(begin)
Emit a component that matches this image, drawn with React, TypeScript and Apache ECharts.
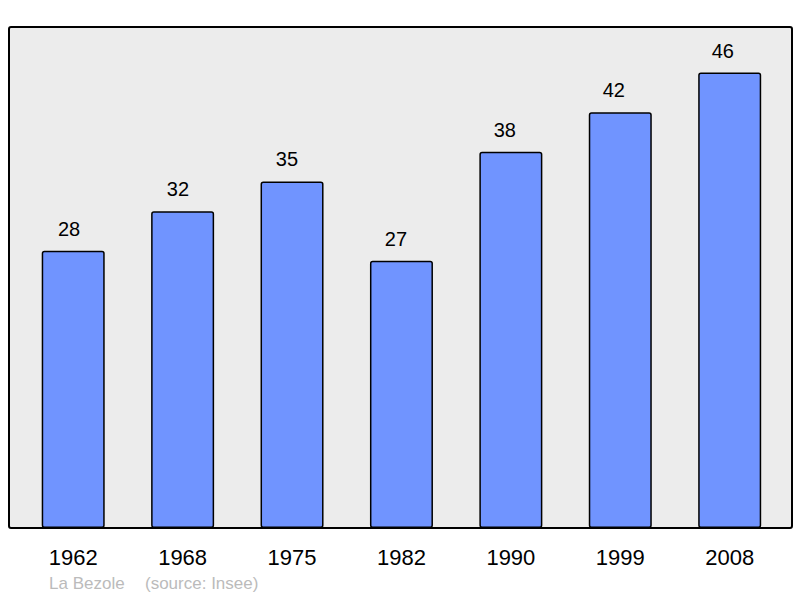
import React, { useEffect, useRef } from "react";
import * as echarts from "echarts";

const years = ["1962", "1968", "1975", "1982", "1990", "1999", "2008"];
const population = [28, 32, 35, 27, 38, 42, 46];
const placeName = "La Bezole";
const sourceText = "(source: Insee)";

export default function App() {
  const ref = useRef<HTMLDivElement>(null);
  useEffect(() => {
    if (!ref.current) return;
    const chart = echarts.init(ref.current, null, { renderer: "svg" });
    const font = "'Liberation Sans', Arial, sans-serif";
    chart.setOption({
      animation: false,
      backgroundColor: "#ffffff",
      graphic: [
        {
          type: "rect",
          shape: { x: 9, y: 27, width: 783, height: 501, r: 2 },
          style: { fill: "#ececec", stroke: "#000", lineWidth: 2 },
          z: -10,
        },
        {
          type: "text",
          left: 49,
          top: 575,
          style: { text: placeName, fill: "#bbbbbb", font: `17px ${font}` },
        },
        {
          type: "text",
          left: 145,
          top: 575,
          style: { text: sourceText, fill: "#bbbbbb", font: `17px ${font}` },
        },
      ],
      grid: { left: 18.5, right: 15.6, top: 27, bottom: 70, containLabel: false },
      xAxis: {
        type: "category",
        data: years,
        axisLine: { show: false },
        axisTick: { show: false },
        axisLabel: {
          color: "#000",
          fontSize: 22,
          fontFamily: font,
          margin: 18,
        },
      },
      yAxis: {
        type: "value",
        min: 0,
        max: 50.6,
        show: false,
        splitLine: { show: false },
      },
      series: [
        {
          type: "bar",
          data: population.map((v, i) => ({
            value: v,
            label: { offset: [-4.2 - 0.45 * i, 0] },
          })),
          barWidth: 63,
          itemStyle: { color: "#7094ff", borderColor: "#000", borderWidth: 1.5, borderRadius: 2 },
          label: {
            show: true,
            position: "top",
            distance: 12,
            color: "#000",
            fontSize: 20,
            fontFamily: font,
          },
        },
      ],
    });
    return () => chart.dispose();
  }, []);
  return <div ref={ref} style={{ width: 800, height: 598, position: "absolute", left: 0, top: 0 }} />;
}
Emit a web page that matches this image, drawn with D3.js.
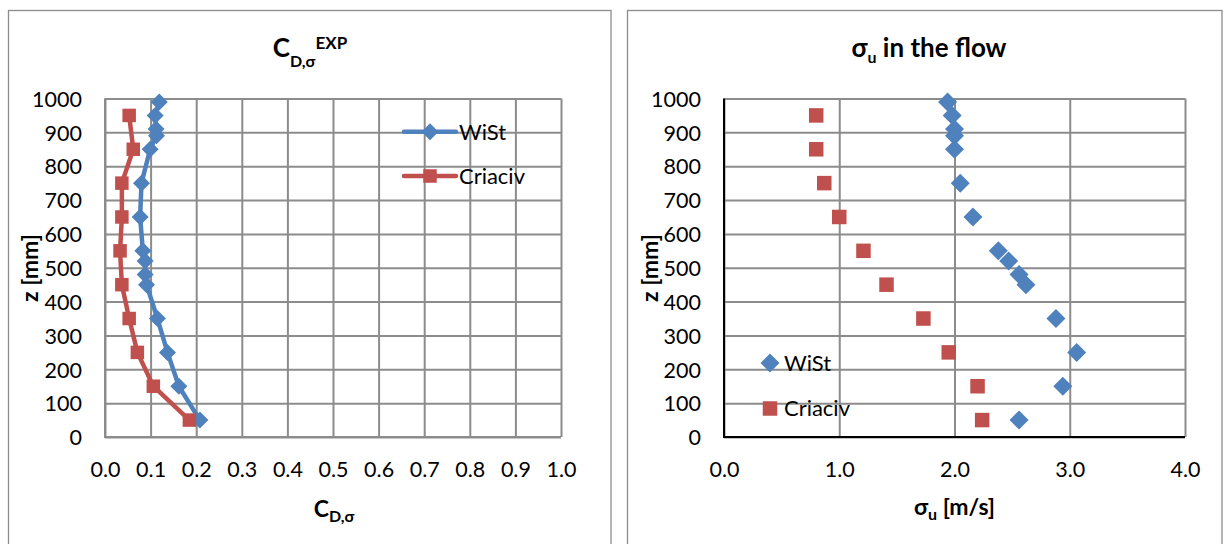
(end)
◆ **What needs to be done**: Go through the listing above and report how many of its lines contain the word "React", with only the number as output.

◆ **Task response**: 2